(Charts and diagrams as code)
──────────

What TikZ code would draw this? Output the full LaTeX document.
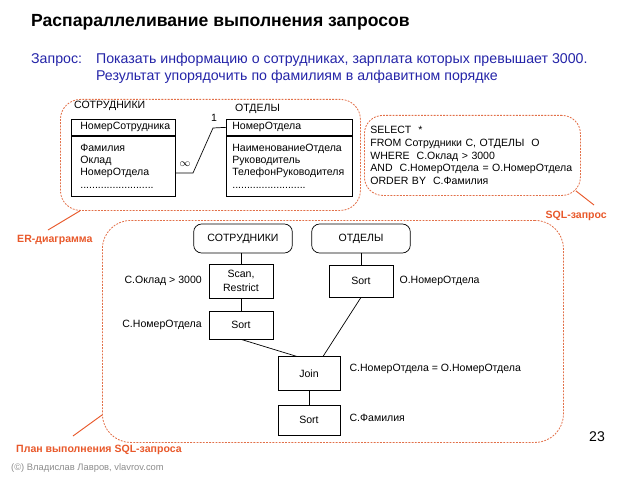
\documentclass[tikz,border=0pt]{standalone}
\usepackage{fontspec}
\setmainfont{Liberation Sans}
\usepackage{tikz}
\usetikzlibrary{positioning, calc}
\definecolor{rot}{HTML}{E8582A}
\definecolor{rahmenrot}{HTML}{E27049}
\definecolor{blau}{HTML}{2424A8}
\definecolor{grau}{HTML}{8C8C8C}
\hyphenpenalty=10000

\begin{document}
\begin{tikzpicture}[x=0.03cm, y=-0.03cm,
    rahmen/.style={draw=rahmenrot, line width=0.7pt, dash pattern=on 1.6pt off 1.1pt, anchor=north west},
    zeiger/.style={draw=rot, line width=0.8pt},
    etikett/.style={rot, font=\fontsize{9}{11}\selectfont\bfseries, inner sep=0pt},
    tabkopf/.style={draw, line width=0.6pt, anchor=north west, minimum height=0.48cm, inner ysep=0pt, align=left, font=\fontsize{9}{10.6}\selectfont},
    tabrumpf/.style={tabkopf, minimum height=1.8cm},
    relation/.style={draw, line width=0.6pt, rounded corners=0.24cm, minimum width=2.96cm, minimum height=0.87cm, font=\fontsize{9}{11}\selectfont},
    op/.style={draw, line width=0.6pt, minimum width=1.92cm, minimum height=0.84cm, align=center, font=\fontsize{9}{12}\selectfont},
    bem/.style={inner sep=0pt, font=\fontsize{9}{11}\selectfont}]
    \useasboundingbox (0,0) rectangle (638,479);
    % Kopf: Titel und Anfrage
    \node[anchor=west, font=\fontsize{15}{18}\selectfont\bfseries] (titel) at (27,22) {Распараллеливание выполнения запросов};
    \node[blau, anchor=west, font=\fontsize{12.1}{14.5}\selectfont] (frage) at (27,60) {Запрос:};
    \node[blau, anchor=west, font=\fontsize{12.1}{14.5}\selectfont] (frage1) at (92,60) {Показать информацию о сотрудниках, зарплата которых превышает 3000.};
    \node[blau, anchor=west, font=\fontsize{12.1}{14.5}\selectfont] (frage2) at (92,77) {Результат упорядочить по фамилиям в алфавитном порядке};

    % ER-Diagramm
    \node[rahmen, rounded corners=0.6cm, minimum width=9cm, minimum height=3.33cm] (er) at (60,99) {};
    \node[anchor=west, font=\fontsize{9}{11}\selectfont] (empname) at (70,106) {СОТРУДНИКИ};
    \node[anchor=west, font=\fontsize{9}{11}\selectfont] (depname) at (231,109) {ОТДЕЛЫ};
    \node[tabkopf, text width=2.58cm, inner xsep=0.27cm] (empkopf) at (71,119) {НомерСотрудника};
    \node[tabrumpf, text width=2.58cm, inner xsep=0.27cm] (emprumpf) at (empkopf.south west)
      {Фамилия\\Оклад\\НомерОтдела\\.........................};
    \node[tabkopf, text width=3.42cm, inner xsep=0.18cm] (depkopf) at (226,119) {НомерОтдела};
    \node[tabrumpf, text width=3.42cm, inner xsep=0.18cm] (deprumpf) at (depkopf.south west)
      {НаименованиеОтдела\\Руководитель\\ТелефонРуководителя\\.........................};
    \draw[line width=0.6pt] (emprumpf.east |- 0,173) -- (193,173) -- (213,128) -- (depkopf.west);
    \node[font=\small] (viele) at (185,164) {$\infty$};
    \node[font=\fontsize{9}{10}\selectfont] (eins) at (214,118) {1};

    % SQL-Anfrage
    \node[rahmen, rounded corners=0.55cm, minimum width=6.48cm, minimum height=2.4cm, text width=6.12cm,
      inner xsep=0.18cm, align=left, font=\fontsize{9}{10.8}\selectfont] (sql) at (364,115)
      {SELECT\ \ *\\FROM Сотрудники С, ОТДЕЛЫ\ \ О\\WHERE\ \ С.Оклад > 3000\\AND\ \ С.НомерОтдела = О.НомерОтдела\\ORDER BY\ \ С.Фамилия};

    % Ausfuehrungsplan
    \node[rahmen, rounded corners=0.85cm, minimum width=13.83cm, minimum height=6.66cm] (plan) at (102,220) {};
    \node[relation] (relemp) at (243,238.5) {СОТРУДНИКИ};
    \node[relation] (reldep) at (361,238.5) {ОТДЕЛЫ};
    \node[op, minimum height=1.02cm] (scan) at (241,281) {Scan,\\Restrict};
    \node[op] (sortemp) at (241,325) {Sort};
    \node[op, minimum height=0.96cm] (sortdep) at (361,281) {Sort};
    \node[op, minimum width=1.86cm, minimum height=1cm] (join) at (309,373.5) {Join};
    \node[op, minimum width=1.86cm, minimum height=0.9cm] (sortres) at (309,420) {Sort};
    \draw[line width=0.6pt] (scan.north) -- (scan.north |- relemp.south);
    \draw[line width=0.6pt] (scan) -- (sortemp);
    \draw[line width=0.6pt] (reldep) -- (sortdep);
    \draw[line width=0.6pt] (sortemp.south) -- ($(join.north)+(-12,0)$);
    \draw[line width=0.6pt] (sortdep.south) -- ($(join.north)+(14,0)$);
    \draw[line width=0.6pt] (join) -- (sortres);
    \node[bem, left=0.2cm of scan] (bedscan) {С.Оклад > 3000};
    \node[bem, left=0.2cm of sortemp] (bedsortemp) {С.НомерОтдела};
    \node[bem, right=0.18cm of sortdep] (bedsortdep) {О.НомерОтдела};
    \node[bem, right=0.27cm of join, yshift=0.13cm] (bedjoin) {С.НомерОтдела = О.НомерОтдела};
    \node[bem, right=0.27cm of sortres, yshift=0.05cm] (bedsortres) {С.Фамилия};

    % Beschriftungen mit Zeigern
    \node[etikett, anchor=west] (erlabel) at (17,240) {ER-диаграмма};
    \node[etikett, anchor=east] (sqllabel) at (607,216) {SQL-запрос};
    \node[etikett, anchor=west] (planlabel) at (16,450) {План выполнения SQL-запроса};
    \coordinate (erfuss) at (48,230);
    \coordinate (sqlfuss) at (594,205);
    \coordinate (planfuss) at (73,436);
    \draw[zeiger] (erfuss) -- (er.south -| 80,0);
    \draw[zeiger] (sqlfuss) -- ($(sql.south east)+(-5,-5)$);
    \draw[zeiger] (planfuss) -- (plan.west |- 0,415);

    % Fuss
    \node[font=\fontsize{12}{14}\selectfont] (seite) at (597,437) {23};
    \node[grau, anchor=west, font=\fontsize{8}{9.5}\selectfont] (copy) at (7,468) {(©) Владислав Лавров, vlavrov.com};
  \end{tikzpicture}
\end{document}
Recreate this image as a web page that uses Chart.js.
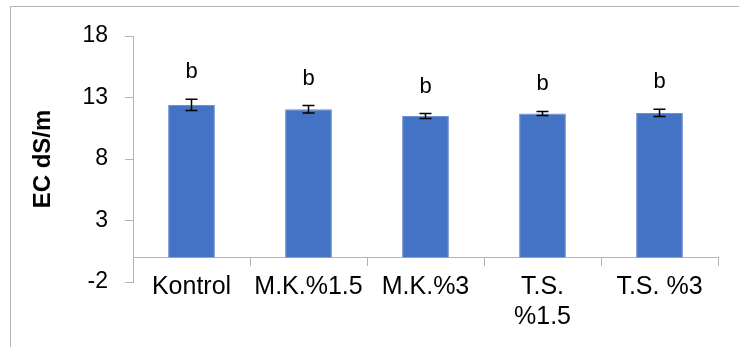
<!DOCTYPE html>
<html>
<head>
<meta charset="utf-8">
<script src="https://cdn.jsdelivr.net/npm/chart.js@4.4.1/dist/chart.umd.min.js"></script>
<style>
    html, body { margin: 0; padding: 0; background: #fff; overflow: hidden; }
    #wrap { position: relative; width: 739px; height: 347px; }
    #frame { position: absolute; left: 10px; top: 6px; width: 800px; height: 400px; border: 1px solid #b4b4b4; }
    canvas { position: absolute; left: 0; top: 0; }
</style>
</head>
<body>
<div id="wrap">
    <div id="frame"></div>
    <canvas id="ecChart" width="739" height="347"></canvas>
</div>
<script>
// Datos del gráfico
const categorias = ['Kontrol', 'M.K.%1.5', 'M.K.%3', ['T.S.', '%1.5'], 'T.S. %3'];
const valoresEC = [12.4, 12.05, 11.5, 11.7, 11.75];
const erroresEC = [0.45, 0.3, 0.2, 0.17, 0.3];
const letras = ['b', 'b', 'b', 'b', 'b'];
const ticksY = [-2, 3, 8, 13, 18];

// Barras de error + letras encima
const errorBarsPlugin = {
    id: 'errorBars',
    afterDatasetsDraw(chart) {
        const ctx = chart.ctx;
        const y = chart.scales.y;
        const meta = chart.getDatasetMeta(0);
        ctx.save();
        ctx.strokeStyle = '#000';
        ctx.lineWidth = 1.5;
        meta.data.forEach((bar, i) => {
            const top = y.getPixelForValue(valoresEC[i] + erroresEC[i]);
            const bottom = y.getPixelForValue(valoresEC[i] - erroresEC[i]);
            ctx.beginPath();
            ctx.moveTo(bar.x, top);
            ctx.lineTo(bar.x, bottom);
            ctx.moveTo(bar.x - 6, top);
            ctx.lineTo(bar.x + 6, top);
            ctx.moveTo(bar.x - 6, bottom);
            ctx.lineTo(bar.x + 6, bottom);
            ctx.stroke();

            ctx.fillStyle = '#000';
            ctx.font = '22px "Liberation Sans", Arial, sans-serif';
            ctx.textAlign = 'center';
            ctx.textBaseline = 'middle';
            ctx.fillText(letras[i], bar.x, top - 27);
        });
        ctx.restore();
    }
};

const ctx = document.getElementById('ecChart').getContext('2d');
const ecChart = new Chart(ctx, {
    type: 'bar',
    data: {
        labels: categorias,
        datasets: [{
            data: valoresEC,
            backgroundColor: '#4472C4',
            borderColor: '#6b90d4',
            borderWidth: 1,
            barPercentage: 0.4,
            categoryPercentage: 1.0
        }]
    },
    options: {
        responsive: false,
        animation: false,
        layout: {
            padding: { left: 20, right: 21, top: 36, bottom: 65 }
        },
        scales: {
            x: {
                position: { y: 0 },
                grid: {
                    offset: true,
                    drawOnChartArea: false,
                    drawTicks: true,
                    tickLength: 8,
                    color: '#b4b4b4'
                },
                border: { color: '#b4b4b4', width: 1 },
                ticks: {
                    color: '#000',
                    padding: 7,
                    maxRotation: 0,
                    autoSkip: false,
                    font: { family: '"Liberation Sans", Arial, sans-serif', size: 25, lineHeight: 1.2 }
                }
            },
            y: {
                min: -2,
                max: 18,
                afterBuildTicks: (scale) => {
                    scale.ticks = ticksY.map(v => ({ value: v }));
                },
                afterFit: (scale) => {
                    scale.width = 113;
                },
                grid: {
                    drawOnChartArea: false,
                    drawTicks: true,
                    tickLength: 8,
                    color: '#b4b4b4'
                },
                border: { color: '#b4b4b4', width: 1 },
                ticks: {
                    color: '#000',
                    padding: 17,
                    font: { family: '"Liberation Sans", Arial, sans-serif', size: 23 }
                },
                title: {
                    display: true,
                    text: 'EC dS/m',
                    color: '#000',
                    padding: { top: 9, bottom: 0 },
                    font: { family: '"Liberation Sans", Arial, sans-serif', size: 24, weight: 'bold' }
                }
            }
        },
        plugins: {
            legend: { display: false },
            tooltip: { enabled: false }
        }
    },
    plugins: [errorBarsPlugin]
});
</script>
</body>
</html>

──────────

What to do:
Exactly how many lines in the data above contain the word "this"? Respond with the number and nothing more.

Answer for the task:
2